Flow Policy Example Category Challenge Score
Book Flight Agent must obtain user ID, trip type, origin, and destination Knowledge extraction 2
Modify Flight All reservations can change cabin without changing flights Company policy 2
Cancel Flight Cancellation allowed within 24h of booking or airline cancellation Logical Reasoning 4
Refund Compensation available for eligible members based on status/insurance Company policy 3

2.3. Relations Graph Generation

  • Creates a network of policy relationships
  • Nodes: Individual policies
  • Edges: Policy relationships
  • Weights: Combined challenge scores

All descriptor data is saved to: output_path/policies_graph/descriptions_generator.pickle

2.4. Events Generation The event generation process occurs in three stages:

2.4.1. Symbolic Representation Generation

  • Converts policies into symbolic format
  • Processes in parallel using multiple workers (configured in config)

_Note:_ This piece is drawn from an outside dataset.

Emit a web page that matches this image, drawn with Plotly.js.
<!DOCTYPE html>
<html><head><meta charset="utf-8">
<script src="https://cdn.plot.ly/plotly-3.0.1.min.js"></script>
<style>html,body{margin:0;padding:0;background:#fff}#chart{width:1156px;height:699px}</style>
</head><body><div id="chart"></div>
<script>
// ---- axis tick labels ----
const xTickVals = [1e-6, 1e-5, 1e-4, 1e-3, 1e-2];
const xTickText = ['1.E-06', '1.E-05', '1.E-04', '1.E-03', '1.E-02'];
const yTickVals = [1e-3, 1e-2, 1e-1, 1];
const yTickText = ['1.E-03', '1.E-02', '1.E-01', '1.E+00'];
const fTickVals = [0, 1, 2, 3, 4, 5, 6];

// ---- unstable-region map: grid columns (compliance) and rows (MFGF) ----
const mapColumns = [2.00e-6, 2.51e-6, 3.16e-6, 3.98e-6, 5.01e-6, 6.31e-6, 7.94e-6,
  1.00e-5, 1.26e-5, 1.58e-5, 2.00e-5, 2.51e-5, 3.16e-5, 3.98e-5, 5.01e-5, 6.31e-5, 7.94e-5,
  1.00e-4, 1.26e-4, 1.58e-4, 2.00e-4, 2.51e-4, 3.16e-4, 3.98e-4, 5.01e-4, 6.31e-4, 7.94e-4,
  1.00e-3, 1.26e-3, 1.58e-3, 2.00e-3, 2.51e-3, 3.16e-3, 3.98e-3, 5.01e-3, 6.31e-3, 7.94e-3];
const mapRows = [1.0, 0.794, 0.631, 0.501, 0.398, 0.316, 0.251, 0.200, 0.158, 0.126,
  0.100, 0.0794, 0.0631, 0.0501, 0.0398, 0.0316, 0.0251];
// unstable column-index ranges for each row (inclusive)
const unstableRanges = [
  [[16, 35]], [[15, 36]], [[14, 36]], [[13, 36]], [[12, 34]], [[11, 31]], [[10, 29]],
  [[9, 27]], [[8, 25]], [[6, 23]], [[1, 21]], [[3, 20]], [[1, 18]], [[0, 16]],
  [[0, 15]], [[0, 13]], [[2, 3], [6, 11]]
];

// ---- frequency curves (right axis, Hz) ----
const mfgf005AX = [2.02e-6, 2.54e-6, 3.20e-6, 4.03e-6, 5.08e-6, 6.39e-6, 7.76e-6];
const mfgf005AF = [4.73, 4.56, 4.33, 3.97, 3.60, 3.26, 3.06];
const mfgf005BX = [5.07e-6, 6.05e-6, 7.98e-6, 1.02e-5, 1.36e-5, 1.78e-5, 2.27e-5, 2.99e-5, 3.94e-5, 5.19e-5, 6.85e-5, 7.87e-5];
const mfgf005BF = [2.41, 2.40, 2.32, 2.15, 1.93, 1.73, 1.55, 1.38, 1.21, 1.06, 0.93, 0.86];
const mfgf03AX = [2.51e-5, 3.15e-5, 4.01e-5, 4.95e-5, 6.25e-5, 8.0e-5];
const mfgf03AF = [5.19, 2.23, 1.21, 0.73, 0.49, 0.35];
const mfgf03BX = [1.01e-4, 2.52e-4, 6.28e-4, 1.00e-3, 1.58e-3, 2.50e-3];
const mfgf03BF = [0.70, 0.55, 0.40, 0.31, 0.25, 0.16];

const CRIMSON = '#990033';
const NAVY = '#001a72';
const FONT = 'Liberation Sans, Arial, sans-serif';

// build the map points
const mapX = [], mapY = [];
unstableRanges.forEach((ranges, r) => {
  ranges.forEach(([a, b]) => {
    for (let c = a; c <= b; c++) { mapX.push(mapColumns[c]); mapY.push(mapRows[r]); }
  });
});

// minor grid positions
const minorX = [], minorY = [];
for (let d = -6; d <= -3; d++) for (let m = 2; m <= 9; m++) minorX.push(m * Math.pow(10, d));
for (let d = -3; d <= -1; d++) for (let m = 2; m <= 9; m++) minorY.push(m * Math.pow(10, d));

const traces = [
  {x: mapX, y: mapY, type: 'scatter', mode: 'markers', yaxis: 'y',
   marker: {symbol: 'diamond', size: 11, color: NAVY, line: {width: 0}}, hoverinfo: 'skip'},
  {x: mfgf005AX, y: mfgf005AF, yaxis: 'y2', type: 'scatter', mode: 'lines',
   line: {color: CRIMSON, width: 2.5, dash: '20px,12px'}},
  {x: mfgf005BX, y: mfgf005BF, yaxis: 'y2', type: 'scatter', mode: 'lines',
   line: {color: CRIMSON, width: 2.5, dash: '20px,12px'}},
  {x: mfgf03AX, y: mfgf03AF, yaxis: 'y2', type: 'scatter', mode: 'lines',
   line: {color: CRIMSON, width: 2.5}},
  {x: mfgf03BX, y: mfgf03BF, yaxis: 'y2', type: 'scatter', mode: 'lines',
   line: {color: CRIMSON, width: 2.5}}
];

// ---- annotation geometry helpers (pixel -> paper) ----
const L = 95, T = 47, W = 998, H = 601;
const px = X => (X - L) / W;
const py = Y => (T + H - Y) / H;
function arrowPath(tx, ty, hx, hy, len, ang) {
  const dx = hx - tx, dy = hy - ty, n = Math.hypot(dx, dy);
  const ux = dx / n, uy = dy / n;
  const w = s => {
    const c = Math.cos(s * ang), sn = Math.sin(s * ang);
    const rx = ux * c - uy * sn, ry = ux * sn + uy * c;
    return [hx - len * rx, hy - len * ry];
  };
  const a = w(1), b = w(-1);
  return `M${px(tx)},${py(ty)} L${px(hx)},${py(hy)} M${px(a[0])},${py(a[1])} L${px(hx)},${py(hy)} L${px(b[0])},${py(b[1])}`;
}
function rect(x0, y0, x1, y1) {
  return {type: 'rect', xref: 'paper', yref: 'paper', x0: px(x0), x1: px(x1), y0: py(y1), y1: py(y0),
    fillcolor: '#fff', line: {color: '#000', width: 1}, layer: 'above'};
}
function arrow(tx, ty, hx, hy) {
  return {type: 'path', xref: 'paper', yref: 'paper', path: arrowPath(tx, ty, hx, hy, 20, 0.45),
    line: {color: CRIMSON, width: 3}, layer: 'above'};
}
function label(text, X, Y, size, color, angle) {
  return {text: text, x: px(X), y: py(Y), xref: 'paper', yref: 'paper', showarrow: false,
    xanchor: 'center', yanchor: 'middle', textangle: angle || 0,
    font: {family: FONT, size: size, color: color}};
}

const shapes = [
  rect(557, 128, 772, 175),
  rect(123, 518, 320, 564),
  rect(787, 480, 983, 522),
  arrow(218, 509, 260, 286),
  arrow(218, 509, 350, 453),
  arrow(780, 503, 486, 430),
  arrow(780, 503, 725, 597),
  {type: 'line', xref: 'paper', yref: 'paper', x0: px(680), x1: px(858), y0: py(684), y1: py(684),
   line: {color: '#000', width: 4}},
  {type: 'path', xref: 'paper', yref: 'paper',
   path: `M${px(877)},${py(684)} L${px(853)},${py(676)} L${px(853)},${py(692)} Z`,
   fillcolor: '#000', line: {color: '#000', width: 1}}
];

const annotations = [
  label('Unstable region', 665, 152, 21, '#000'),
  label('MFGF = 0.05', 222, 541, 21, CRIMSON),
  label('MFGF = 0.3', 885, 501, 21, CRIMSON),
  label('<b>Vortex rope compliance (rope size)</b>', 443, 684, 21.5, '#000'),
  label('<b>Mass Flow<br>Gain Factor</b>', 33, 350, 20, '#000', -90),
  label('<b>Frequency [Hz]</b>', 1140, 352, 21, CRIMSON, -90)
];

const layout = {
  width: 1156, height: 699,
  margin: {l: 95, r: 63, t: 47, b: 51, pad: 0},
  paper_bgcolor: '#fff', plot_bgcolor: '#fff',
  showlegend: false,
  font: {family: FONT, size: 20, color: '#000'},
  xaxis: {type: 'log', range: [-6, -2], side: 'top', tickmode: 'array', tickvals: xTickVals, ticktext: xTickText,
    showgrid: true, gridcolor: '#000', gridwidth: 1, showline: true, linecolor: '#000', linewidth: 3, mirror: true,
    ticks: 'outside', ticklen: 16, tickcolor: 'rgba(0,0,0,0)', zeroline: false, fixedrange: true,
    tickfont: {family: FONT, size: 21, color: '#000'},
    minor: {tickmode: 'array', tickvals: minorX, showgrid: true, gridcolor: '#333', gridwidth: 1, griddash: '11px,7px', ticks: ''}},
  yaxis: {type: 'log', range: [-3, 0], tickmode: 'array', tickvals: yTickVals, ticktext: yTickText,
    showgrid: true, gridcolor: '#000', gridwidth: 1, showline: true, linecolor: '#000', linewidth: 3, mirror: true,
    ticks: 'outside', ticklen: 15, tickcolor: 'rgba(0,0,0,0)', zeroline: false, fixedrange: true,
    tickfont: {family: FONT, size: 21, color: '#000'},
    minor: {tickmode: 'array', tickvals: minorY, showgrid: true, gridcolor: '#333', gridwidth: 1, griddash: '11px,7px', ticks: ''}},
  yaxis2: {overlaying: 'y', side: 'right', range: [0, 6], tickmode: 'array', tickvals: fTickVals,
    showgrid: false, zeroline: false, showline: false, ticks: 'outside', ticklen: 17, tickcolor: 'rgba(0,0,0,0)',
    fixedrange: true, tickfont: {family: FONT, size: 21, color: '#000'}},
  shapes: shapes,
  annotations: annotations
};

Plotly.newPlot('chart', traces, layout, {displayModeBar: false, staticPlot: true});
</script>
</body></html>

2.4.2. Symbolic Constraints Generation

  • Creates constraints based on the symbolic representation
  • Uses same worker and timeout configuration as symbolic generation

2.4.3. Event Graph Generation

  • Final event creation (most time-intensive phase)
  • Includes restriction filtering, validation, and result compilation
  • Controlled by configurable difficulty levels
  • Generates samples in batches according to dataset configuration

All generated events are saved to: output_path/datasets/dataset__[timestamp].pickle

Note: Event generation is cost-controlled via the config settings.

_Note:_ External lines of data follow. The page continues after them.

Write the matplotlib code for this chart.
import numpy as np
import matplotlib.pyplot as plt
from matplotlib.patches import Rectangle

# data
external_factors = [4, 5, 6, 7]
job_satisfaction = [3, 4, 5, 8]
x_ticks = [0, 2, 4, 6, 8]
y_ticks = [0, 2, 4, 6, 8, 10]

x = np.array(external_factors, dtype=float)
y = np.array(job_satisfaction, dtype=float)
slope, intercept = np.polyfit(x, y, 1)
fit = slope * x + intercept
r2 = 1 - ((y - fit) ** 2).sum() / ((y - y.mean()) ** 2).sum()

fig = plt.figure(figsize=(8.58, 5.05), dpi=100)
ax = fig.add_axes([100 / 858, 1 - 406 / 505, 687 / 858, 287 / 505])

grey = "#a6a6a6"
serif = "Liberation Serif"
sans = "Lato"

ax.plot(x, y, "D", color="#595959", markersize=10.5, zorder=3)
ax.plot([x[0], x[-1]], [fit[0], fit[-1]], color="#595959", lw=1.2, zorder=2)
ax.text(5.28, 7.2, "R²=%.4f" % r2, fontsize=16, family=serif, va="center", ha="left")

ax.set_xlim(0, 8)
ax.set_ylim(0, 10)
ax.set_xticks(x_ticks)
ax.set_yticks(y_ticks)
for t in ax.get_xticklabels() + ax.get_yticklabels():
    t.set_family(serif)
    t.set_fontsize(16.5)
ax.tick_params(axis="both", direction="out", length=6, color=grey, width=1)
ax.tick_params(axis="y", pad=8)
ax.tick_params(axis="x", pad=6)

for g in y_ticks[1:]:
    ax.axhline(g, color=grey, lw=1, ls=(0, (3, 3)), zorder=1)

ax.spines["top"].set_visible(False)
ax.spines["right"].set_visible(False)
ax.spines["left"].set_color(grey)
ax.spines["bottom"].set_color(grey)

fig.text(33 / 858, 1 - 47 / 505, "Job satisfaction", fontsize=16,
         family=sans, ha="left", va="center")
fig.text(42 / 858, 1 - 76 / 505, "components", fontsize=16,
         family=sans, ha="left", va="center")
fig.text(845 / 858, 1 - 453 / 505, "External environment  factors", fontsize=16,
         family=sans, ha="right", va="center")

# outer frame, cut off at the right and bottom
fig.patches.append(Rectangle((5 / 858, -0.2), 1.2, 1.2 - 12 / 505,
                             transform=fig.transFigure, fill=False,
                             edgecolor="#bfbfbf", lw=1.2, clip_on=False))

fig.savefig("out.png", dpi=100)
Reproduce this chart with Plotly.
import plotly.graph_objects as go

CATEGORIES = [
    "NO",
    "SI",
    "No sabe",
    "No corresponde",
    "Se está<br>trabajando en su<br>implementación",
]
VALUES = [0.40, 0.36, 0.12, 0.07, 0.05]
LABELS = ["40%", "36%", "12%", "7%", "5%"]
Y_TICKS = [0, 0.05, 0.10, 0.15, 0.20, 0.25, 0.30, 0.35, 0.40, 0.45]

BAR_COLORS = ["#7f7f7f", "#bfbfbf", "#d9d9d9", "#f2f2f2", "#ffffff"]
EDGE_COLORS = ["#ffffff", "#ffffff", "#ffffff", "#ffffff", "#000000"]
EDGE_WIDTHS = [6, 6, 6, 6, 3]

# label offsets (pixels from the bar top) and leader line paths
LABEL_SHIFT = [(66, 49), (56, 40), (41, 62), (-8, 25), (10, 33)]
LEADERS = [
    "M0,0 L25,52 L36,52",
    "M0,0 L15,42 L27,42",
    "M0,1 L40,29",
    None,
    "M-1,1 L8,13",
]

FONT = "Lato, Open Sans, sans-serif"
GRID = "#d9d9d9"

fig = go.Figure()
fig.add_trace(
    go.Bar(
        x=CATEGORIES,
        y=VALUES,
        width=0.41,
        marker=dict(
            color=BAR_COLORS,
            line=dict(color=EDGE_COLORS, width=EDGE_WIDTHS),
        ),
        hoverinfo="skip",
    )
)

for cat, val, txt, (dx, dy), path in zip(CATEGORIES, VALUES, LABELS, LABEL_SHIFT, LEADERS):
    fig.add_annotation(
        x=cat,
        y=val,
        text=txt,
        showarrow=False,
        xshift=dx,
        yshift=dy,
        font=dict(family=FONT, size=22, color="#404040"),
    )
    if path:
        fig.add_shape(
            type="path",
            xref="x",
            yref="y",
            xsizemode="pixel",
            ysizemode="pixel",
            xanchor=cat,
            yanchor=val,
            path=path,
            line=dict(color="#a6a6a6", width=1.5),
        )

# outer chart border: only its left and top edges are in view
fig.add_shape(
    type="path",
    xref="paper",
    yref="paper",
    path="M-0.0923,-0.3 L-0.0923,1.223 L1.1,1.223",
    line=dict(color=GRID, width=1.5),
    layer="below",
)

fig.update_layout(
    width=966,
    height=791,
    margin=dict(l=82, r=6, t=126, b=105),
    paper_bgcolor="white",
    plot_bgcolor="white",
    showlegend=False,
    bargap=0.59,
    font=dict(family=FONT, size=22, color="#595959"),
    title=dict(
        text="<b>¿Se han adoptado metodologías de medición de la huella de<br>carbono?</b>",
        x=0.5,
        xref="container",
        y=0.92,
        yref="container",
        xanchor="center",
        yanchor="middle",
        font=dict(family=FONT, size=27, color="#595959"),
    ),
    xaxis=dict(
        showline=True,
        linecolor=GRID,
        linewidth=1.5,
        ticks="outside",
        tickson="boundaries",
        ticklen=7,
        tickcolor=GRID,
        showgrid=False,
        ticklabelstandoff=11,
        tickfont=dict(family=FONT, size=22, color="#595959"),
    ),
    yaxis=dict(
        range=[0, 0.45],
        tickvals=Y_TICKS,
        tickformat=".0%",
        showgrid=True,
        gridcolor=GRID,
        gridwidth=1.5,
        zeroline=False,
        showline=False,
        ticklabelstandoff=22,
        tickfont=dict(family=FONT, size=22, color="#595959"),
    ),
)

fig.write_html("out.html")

Step 4 - Analyze Simulator Results

After the simulation completes, you can find the results in the specified output path directory (results/airline). The structure will look like this:

experiments/
├── dataset__[timestamp]__exp_[n]/    # Experiment run folder
│   ├── experiment.log                # Detailed experiment execution logs
│   ├── config.yaml                   # Configuration used for this run
│   ├── prompt.txt                    # Prompt template used
│   ├── memory.db                     # Dialog memory database
│   └── results.csv                   # Evaluation results and metrics
│
datasets/
├── dataset__[timestamp].pickle       # Generated dataset snapshot
└── dataset.log                       # Dataset generation logs
│
policies_graph/
├── graph.log                         # Policy graph generation logs
└── descriptions_generator.pickle     # Generated descriptions and policies

Output Files Overview

  • experiment.log: Contains detailed logs of the experiment execution, including timestamps and any errors encountered during the run.
  • config.yaml: This file holds the configuration settings that were used for this specific simulation run, allowing for easy replication of results.
  • prompt.txt: The prompt template that was utilized during the simulation, which can be useful for understanding the context of the agent's responses.
  • memory.db: A database file that stores the dialog memory, which can be analyzed to understand how the agent retained and utilized information throughout the simulation.
  • results.csv: This file includes the evaluation results and metrics from the simulation, providing insights into the performance of the agent.

In addition to the experiment folder, you will find:

  • dataset__[timestamp].pickle: A snapshot of the generated dataset at the time of the simulation, which can be used for further analysis.
  • dataset.log: Logs related to the dataset generation process, detailing any issues or important events that occurred during this phase.
  • graph.log: Logs related to the generation of the policy graph, which can help in understanding the generated policies and their relations for the scenarios generation process.
  • descriptions_generator.pickle: A file containing the generated descriptions and policies, useful for reviewing the agent's learned behaviors and strategies.

Step 5 - Run the Simulator Visualization

To visualize the simulation results using streamlit, run:

cd simulator/visualization 
streamlit run Simulator_Visualizer.py

This will launch a Streamlit dashboard showing detailed analytics and visualizations of your simulation results. In the visualization you can:

  • Load simulator memory and experiments by providing their full path
  • View conversation flows and policy compliance
  • Analyze agent performance and failure points

Note: Make sure you have streamlit installed (pip install streamlit) before running the visualization.